Ill. Rev. Stat. 1967, ch. 26, par. 9-507 states:

"If it is established that the secured party is not proceeding in accordance with the provisions of this Part disposition may be ordered or restrained on appropriate terms and conditions. If the disposition has occurred the debtor or any person entitled to notification or whose security interest has been made known to the secured party prior to the disposition has a right to recover from the secured party any loss caused by a failure to comply with the provisions of this Part."

• 6, 7 Thus, defendant may recover from plaintiff any loss to him caused by the failure to receive notice. Loss may be determined to be the difference between what the car was actually sold for and the price it would have brought had defendants been given notice and attended the sale. (T & W Ice Cream, Inc. v. Carriage Barn, Inc., 107 N.J. Super. 328, 258 A.2d 162.) Had defendants received notice, they could have purchased the car for the amount still due on the contract and eliminated the deficiency altogether, as there is a presumption that the secured collateral is worth at least the amount of the debt and the secured party has the burden of proving the amount actually collected was commercially reasonable. (Universal C.I.T. Co. v. Rone, 248 Ark. 665, 453 S.W.2d 37. See First National Bank of Bellevue v. Rose, 188 Neb. 362.) If the secured party cannot sustain his burden of proving a commercially reasonable resale, he may be denied the amount of the deficiency. (Skeels v. Universal C.T.T. Credit Corp. (W.D. Pa. 1963), 222 F. Supp. 696. Cf. Mallicoat v. Volunteer Finance & Loan Corp., 57 Tenn. App. 106, 415 S.W.2d 347.) We believe plaintiff has failed to demonstrate that the resale of the car for $50 was reasonable since no evidence concerning the sale itself was presented, and, as between the parties, such evidence was available only to plaintiff. The buyer did not testify and we do not know whether the car was repaired before the sale. Also, the blue book price for a 1962 Oldsmobile was not introduced nor was there a showing of other bids on the car which would have demonstrated its approximate fair market value.

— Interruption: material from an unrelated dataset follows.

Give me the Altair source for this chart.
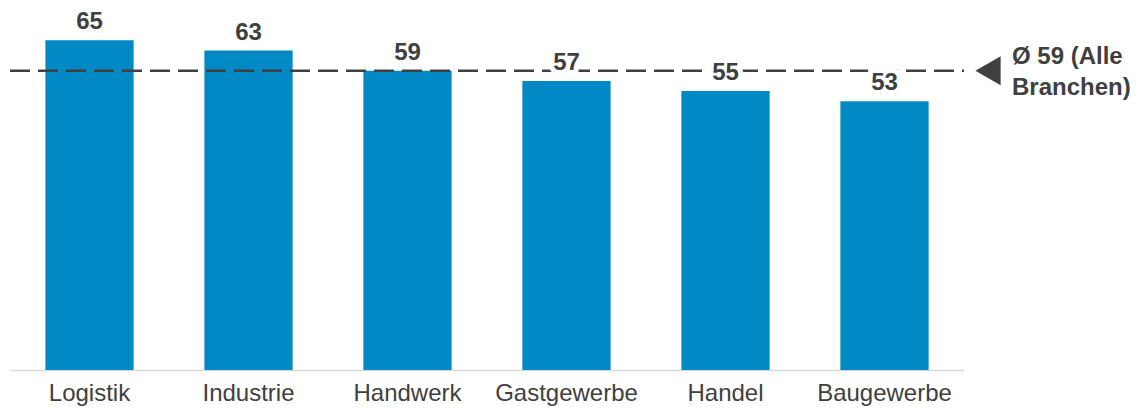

There is always the possibility of abusive practices in the sale, repossession and resale of used cars unless plaintiff is required to prove compliance with the statute concerning notice sent to defendants, and that the practices and price at resale were reasonable. Otherwise, a car could be resold secretly to another dealer at an extremely low price, only to return to the market at a price at or above its fair market value. Thus, one used car could go through a series of sales and resales and each time bring a high deficiency judgment against the defaulting purchaser who initially paid an inflated price and an excessive rate of interest on the contract. See Morris Plan Co. of Bettendorf v. Johnson (133 Ill. App.), 271 N.E.2d 404.

• 8 In the present case, plaintiff induced the purchaser to return his car for repairs and, instead of fixing it, sold the car ten months later. He had charged defendants an illegal rate of interest on the initial contract, in violation of the Motor Vehicle Retail Installment Sales Act, and failed to prove that proper notice was sent or that the sale was commercially reasonable. In addition, he failed to send any notice whatsoever to Mrs. Rosa M. Johnson who had joined her husband in the contract. (See Modern Finance Co. v. Enmen, 25 Ohio Misc. 216, 267 N.E.2d 450.) In consideration of all the foregoing, the judgment of the trial court must be reversed and remanded with directions to enter judgment in favor of defendants.

Reversed and remanded with directions.

LORENZ, P.J., and DRUCKER, J., concur.